Our Principles were developed through review and analysis of our existing work, research into global development themes as well as extensive discussion and engagement with a wide range of stakeholders, including our partners in Peru and Tanzania.
They underline and reflect the approach that we strive to take in all facts of the charity, from fostering relationships with our partners to strengthening our volunteers’ experience on their expeditions and creating a non-discriminatory and inclusive workplace environment on the barge (our UK base in Leith, Edinburgh).
The Principles
1. Our Christian ethos shapes how we work. We welcome everyone without discrimination regardless of faith, colour, race, sexual orientation, gender or any other distinction
- Vine Trust originated from a church fundraising response (St Andrews Church of Scotland Bo’ness) to the famine in Ethiopia in 1985.
- These same values of action, empathy, fairness and respect still motivate the activities of Vine Trust today.
- All aspects of Vine Trust’s work, including its partnership programmes in Peru and Tanzania, take place without discrimination of any kind, either on race, colour, language, ethnicity, religion, political, disability, age, marital status, family status, sexual orientation and gender identity, or any other distinction.
2. Partnerships and respect are at the core of who we are and how we operate. We develop trusting, transparent and mutually-accountable, long-term partnerships
- Partnerships are fundamental to everything Vine Trust does.
- We believe partnerships require taking a long-term approach, with an emphasis on approaching these connections with respect, trust, transparency, and honesty.
- Vine Trust supports and invests in programmes that bring together multiple people with different skills, expertise, and perspectives.
- We believe that accountability and responsibility in development partnerships are two-way, mutual values in practice.
- Vine Trust has a responsibility to the all different stakeholders that are impacted by or involved in the activities of its partnership programmes.
- The work of Vine Trust is guided by the respective legislation, codes and standards of practice in the UK, Tanzania, and Peru.
3. We empower local partners, respecting their culture and acknowledging they are best placed to shape and drive the work. We seek to understand the power dynamics that exist and work towards equality within partnerships.
- Vine Trust recognises and respects the value, dignity, strength and resilience of our partners and the communities in which they work, without underestimating the reality of the sociocultural, economic, and environmental challenges they face.
- We seek to constantly develop our understanding of the multi-dimensional cultural and socio-economic contexts and dynamics at play for our in-country partners, including the underlying roots of the challenges which they face and not merely the outcomes of these challenges.
- We appreciate that our partners and their communities have the unique understanding, knowledge, skills and expertise which must have a principal role in developing and driving forward any programme.
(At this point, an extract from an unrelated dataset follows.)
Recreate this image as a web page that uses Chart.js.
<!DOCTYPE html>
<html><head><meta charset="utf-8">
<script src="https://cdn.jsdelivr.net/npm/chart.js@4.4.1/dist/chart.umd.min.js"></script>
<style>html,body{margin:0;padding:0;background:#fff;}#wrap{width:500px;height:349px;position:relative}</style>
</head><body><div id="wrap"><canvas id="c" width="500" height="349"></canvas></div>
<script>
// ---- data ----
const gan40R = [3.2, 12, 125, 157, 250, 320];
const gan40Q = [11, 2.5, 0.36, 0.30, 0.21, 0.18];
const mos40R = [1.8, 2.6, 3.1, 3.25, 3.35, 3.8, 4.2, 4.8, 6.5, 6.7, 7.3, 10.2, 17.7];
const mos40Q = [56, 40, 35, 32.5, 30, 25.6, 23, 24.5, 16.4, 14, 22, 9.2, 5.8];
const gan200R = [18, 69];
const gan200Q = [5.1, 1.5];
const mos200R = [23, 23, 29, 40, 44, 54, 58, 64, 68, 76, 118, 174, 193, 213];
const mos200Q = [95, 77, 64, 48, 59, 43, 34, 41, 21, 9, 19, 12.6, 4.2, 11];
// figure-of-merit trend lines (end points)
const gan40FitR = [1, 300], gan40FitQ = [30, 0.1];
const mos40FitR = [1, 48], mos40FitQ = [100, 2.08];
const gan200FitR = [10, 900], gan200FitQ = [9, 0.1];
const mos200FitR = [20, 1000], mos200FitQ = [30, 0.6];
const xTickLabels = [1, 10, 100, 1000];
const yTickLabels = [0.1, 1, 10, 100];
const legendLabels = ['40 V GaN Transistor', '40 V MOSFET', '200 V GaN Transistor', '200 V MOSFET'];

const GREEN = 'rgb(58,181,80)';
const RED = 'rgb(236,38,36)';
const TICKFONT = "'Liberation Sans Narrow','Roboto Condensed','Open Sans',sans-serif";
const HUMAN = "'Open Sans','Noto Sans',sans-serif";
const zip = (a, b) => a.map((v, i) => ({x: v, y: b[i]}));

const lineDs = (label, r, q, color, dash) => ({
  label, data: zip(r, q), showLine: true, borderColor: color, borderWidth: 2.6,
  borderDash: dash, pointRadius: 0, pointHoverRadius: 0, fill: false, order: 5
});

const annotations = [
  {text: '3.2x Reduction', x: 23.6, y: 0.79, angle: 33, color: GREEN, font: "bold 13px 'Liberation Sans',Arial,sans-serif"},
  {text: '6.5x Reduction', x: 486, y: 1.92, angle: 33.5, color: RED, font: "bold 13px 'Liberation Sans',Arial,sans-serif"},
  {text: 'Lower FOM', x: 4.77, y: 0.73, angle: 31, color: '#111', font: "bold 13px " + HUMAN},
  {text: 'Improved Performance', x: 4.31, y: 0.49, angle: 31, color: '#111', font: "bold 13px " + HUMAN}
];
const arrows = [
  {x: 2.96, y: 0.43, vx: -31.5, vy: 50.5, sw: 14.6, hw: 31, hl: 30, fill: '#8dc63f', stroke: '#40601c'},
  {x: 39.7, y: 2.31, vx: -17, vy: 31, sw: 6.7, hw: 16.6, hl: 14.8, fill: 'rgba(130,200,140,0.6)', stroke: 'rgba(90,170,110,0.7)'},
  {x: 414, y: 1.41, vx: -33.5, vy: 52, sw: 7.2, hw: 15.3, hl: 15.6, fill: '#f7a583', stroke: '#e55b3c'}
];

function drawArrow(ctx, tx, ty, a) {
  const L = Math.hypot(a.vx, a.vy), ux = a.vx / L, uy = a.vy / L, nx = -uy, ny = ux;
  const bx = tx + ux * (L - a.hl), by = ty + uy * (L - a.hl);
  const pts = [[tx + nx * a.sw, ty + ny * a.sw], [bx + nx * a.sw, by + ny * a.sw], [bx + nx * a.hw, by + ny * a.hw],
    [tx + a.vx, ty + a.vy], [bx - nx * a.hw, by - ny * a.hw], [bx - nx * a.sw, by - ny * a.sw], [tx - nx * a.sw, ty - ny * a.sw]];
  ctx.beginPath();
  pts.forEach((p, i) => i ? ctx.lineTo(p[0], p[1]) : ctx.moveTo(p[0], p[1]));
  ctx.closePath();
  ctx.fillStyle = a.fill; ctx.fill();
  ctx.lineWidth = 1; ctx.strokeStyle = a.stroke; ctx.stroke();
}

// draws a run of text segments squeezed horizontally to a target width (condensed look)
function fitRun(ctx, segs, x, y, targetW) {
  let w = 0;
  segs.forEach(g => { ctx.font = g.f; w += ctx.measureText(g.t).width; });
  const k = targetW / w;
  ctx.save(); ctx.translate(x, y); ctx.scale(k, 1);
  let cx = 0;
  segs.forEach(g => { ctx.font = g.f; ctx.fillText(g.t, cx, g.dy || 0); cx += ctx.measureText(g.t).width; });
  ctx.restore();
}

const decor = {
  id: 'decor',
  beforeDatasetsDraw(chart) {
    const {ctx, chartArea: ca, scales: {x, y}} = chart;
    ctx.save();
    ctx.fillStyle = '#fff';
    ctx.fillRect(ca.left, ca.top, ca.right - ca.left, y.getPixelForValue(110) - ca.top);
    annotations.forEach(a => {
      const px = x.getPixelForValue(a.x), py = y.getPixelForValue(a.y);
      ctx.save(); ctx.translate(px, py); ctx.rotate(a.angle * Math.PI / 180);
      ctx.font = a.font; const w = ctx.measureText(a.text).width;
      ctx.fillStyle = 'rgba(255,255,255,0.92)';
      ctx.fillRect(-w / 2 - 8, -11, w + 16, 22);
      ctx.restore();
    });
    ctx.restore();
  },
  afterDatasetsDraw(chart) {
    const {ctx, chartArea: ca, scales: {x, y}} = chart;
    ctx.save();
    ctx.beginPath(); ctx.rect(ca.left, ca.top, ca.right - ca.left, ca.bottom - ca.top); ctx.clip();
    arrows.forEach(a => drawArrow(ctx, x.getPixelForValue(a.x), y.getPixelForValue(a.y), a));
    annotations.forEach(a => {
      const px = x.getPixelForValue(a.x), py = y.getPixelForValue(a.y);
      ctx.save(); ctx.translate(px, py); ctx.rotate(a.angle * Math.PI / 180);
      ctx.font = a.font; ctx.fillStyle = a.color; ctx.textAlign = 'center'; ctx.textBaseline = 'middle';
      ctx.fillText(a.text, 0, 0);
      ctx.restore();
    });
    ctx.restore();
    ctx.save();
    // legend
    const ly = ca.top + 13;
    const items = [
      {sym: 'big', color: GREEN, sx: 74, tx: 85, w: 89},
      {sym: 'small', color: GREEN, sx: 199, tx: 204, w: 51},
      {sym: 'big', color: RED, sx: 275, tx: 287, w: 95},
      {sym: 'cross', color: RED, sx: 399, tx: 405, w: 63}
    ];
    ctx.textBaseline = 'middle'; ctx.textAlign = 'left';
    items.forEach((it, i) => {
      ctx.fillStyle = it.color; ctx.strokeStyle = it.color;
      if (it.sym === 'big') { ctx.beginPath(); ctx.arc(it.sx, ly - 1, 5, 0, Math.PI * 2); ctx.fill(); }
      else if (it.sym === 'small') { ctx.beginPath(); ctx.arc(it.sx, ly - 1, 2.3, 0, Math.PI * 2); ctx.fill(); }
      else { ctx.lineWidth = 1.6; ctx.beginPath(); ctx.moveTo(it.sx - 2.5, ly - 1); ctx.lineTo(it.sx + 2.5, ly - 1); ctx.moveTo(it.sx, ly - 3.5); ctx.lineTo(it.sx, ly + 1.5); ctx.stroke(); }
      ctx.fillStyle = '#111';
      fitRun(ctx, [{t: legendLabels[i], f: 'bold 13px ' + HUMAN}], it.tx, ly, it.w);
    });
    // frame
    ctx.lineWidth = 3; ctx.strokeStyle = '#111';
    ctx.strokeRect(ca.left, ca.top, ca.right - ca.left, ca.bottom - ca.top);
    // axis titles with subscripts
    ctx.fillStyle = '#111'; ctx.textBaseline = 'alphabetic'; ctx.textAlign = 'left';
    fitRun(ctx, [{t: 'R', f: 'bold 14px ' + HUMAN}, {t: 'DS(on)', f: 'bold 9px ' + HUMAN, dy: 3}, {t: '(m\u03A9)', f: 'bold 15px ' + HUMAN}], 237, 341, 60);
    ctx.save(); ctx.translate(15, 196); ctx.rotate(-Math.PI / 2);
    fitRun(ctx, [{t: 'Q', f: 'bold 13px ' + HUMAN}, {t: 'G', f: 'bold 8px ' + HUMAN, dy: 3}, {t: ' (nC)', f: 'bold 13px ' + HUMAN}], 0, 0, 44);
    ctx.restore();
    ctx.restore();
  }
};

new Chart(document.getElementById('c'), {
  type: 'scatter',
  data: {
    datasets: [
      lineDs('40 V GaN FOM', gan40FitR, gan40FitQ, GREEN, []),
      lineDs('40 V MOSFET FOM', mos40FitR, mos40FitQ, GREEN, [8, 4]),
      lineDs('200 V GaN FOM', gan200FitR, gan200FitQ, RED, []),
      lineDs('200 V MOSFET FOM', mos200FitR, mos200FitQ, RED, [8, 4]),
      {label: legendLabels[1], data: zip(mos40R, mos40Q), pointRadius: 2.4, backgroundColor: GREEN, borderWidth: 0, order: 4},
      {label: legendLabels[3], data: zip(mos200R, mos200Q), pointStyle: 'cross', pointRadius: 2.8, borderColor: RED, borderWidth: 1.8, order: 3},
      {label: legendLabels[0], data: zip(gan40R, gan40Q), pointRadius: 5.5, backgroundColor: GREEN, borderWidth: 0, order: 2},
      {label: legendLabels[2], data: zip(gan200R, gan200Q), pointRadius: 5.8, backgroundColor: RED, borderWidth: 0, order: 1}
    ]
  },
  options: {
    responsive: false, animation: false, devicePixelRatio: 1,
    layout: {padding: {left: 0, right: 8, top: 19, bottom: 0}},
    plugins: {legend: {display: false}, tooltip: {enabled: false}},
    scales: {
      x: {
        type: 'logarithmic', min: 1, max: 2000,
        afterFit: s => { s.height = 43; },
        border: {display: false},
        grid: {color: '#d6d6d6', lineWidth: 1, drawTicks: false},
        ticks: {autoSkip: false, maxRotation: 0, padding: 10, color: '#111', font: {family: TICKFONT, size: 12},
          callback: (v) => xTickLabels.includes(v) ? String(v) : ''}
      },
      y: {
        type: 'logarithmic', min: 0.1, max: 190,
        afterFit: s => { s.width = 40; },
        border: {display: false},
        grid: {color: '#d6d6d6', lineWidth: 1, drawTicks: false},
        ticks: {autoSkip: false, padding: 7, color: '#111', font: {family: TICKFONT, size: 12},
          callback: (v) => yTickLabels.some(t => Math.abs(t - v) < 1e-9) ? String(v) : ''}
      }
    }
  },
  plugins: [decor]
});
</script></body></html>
- Vine Trust seeks to empower our in-country partners through transferring budgetary control, providing financial and capital resources, developing training and capacity building opportunities, lending technical support, guidance and encouragement, and introducing opportunities for networking and collaboration.
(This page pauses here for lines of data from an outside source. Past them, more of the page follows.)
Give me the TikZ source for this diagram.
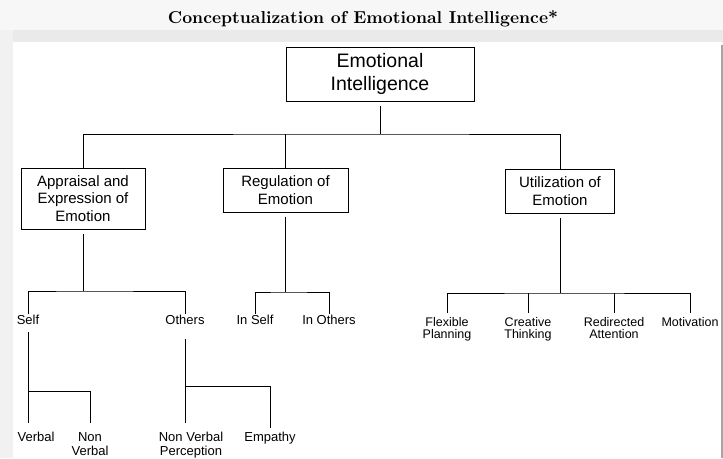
\documentclass[tikz,border=0pt]{standalone}
\usepackage{fontspec}
\newfontfamily\arialfont{Liberation Sans}
\definecolor{pagegray}{HTML}{F7F7F7}
\definecolor{bandgray}{HTML}{EAEAEA}
\definecolor{sidegray}{HTML}{F1F1F1}
\tikzset{
  box/.style={draw, line width=1pt, align=center, inner sep=0pt,
    font=\arialfont\fontsize{15}{17.3}\selectfont},
  leaf/.style={anchor=north, align=center, inner sep=1pt,
    font=\arialfont\fontsize{13}{14}\selectfont},
  twig/.style={anchor=north, align=center, inner xsep=1pt, inner ysep=4pt,
    font=\arialfont\fontsize{12.5}{12}\selectfont},
  edge/.style={line width=1pt},
  drop/.style={edge, shorten <=4pt}
}
\begin{document}
\begin{tikzpicture}[x=1pt,y=-1pt]
  \useasboundingbox (0,0) rectangle (723,458);
  \fill[pagegray] (0,0) rectangle (723,458);
  \fill[bandgray] (0,30) rectangle (723,42);
  \fill[sidegray] (0,30) rectangle (13,458);
  \fill[white] (13,42) rectangle (721,458);
  \draw[gray!70, line width=1.5pt] (722,45) -- (722,458);

  \node (title) at (363,19) {\resizebox{390pt}{!}{\bfseries Conceptualization of Emotional Intelligence*}};

  \node[box, minimum width=188pt, minimum height=54pt,
    font=\arialfont\fontsize{19.5}{23}\selectfont] (ei) at (380,74) {Emotional\\Intelligence};
  \node[box, minimum width=124pt, minimum height=61pt] (app) at (83,198.5) {Appraisal and\\Expression of\\Emotion};
  \node[box, minimum width=125pt, minimum height=44pt] (reg) at (285.5,190) {Regulation of\\Emotion};
  \node[box, minimum width=109pt, minimum height=44pt] (util) at (560,191) {Utilization of\\Emotion};

  \node[leaf] (self) at (28,314) {Self};
  \node[leaf] (others) at (185,314) {Others};
  \node[leaf] (inself) at (255,314) {In Self};
  \node[leaf] (inothers) at (329,314) {In Others};

  \node[twig] (flex) at (447,313) {Flexible\\Planning};
  \node[twig] (creat) at (528,313) {Creative\\Thinking};
  \node[twig] (redir) at (614,313) {Redirected\\Attention};
  \node[twig] (motiv) at (690,313) {Motivation};

  \node[leaf, inner ysep=9pt] (verbal) at (36,423) {Verbal};
  \node[leaf, inner ysep=9pt] (nverb) at (90,423) {Non\\Verbal};
  \node[leaf, inner ysep=9pt] (nvperc) at (191,423) {Non Verbal\\Perception};
  \node[leaf, inner ysep=4pt] (empathy) at (270,428) {Empathy};

  \coordinate (j0) at (380,134);
  \coordinate (j1) at (83,291);
  \coordinate (j2) at (285.5,292);
  \coordinate (j3) at (560,293);
  \coordinate (j4) at (28,391);
  \coordinate (j5) at (185,386);

  \draw[drop] (ei.south) -- (j0);
  \draw[edge] (app.north) |- (j0) -| (util.north);
  \draw[edge] (reg.north) -- (reg.north |- j0);

  \draw[drop] (app.south) -- (j1);
  \draw[edge] (self.north) |- (j1) -| (others.north);

  \draw[drop] (reg.south) -- (j2);
  \draw[edge] (inself.north) |- (j2) -| (inothers.north);

  \draw[drop] (util.south) -- (j3);
  \draw[edge] (flex.north) |- (j3) -| (motiv.north);
  \foreach \n in {creat,redir}
    \draw[edge] (\n.north) -- (\n.north |- j3);

  \draw[edge, shorten <=6pt] (self.south) -- (self.south |- verbal.north);
  \draw[edge] (j4) -| (nverb.north);

  \draw[edge, shorten <=13pt] (others.south) -- (others.south |- nvperc.north);
  \draw[edge] (j5) -| (empathy.north);
\end{tikzpicture}
\end{document}
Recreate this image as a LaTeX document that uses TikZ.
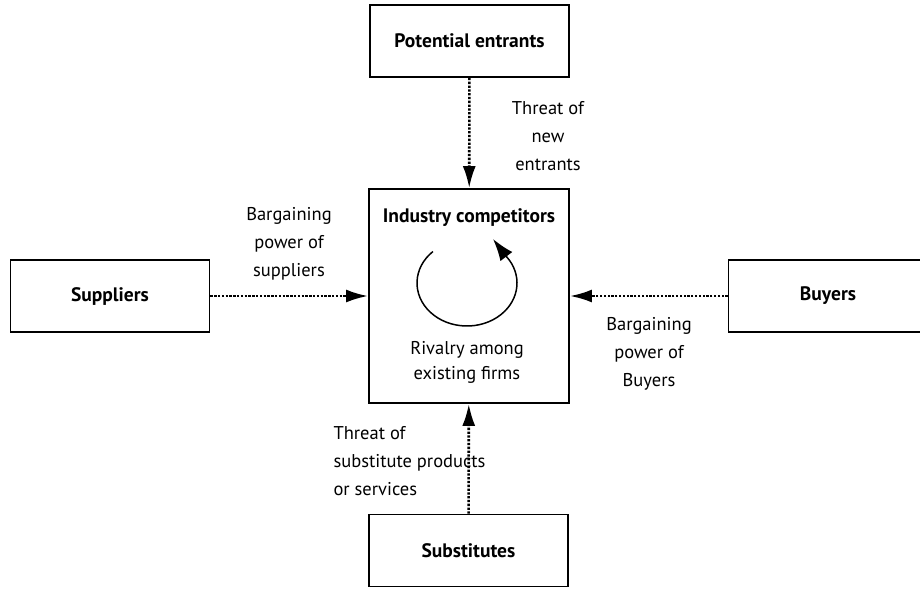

- We recognise that power dynamics exists in the partnerships and are committed to take steps to address these in the most appropriate way.
4. We enable ethical volunteering which supports global citizenship.
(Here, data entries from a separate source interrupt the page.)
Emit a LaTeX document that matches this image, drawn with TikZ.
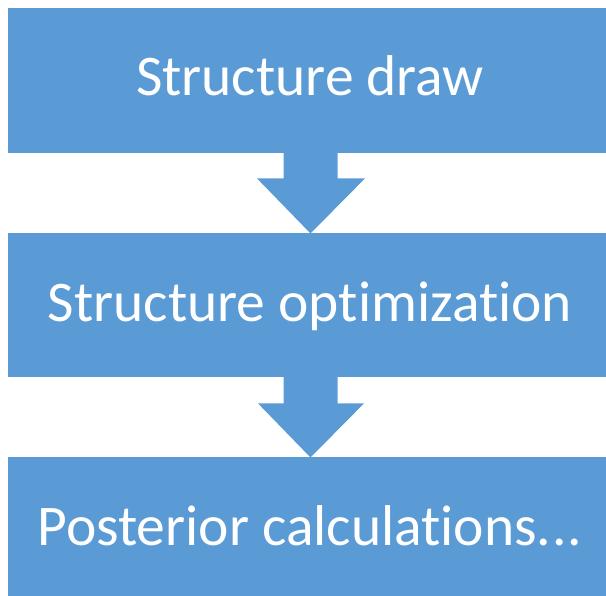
\documentclass[tikz,border=0pt]{standalone}
\usepackage{fontspec}
\setmainfont[Ligatures={NoCommon}]{Carlito}
\usetikzlibrary{calc}
\definecolor{boxblue}{HTML}{5B9BD5}
\begin{document}
\begin{tikzpicture}[x=1pt,y=-1pt,
  stage/.style={fill=boxblue, draw=none, inner sep=0pt, minimum width=598pt, anchor=north west},
  stagetext/.style={text=white, font=\fontsize{57.5}{60}\selectfont, anchor=base, inner sep=0pt},
  flow/.style={fill=boxblue, draw=none}]
\useasboundingbox (0,0) rectangle (606,596);
\node[stage, minimum height=145pt] (b1) at (8,8) {};
\node[stage, minimum height=144pt] (b2) at (8,233) {};
\node[stage, minimum height=139pt] (b3) at (8,457) {};
\node[stagetext] (t1) at (310,96) {Structure draw};
\node[stagetext] (t2) at (310,321.5) {Structure optimization};
\node[stagetext] (t3) at (310,545) {Posterior calculations.\kern1pt.\kern1pt.};
\fill[flow] ($(b1.south west)+(275.5,-1)$) -- ($(b1.south west)+(329.5,-1)$)
  -- ($(b1.south west)+(329.5,25)$) -- ($(b1.south west)+(357,25)$)
  -- ($(b2.north west)+(302.5,0.5)$) -- ($(b1.south west)+(249,25)$)
  -- ($(b1.south west)+(275.5,25)$) -- cycle;
\fill[flow] ($(b2.south west)+(275.5,-1)$) -- ($(b2.south west)+(329.5,-1)$)
  -- ($(b2.south west)+(329.5,26)$) -- ($(b2.south west)+(356,26)$)
  -- ($(b3.north west)+(302.5,0.5)$) -- ($(b2.south west)+(250,26)$)
  -- ($(b2.south west)+(275.5,26)$) -- cycle;
\end{tikzpicture}
\end{document}
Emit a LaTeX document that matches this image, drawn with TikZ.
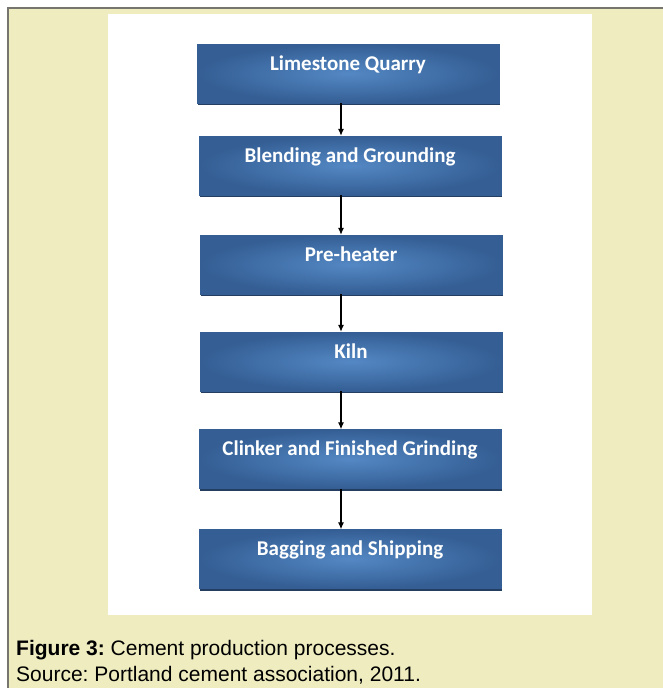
\documentclass[tikz,border=0pt]{standalone}
\usepackage{fontspec}
\setmainfont{Liberation Sans}
\newfontfamily\calibri{Carlito}
\usetikzlibrary{arrows.meta}
\usetikzlibrary{positioning}
\usetikzlibrary{shadows}
\frenchspacing
\definecolor{panel}{RGB}{239,237,192}
\definecolor{rim}{RGB}{118,118,110}
\definecolor{boxdark}{RGB}{52,94,148}
\definecolor{boxlight}{RGB}{84,136,196}
\definecolor{boxedge}{RGB}{36,62,98}
\tikzset{stage/.style = {rectangle, minimum width = 302pt, minimum height = 59pt,
    inner xsep = 0pt, inner ysep = 4pt, text height = 22pt, text depth = 29pt,
    inner color = boxlight, outer color = boxdark, draw = boxdark, line width = 0.4pt,
    drop shadow = {shadow xshift = 1pt, shadow yshift = -2pt, fill = boxedge, opacity = 1},
    text = white, font = \calibri\bfseries\fontsize{21}{24}\selectfont}}
\tikzset{flow/.style = {-{Latex[length = 7pt, width = 6pt]}, line width = 1.1pt}}

\begin{document}
\begin{tikzpicture}[x = 1pt, y = -1pt]
      \useasboundingbox (0, 0) rectangle (663, 688);
      % page panel and figure area
      \fill [panel] (7, 7) rectangle (663, 688);
      \draw [rim, line width = 2pt] (8, 688) -- (8, 8) -- (663, 8);
      \fill [white] (108, 14) rectangle (592, 615);
      % process stages
      \foreach \x/\y/\name/\txt in {348/73.5/lq/Limestone Quarry,
          350/165.5/bg/Blending and Grounding,
          351/264.5/ph/Pre-heater,
          351/361.5/kn/Kiln,
          350/459/cf/Clinker and Finished Grinding,
          350/559/bs/Bagging and Shipping} {
        \node [stage] (\name) at (\x, \y) {\txt};
      }
      \coordinate (spine) at (341, 0);
      \foreach \a/\b in {lq/bg, bg/ph, ph/kn, kn/cf, cf/bs} {
        \draw [flow] (\a.south -| spine) -- (\b.north -| spine);
      }
      % caption
      \node (cap) [anchor = base west, inner sep = 0pt, font = \fontsize{21}{26}\selectfont]
        at (16, 655) {\textbf{Figure 3:} Cement production processes.};
      \node (src) [anchor = base west, inner sep = 0pt, font = \fontsize{21}{26}\selectfont]
        at (16, 681) {Source: Portland cement association, 2011.};
    \end{tikzpicture}
\end{document}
- Vine Trust is passionate about ethical volunteering due to the many reciprocal benefits it provides for both our partners and their communities, as well as our volunteers and their communities.
- Vine Trust promotes volunteer opportunities which:
- are designed and implemented by the leadership of in-country personnel
- benefit both the local programme and the volunteer,
- encourage country-to-country volunteering as well as in-country volunteering
- emphasise the importance of informing volunteers about these programmes’ objectives and their own role in helping to achieve these goals.
- nsure volunteers are informed about the programme’s objectives and their role.
- Mechanisms and systems are in place for monitoring and evaluating the impact and role of volunteers. All negative consequences must, and will, be identified and addressed.
- Vine Trust works with partners to develop programmes that can benefit from volunteer support and participation but that are not dependent upon this dynamic.
- When it comes to the volunteering experience, Vine Trust ensures that appropriate safeguarding measures, which have been developed through input from all stakeholders, are in place.
5. We care about impact and sustainability in all aspects of our work. We are committed to safeguarding and ensuring that our work does no harm.
- Vine Trust strives to run programmes and activities that are environmentally, socially and economically sustainable.
- We recognise that the challenges of climate change are complex and multidimensional, and we seek to understand the environmental impact of all programmes and activities (e.g. air travel), taking suitable steps to mitigate any negative aspects of this impact.
- Positive social impact can only come about by engaging with our in-country partners and their communities in a constructive and ethical way. Positive economic impact is never the sole objective of our charity’s work and must never be at the expense of environmental or social factors.
- Vine Trust works with our in-country partners to collaborate on and support research that identifies the needs of, measures the impact on, and monitors the progress within local communities. We see research collaboration as a powerful tool for strengthening partnership ties and building reciprocal learning capacity.
- Any of our collaborative research activities are approved by the Peruvian and Tanzanian ethics authorities, with Peruvian and Tanzanian personnel holding key positions. The results of research are communicated appropriately to the communities as well as to the local, regional, and national authorities.
- Vine Trust believes that the safety and welfare of all people connected with our programmes and projects are of the utmost importance.
- Any and all safeguarding systems put in place must, as a priority, include substantial input from those that they are designed to protect.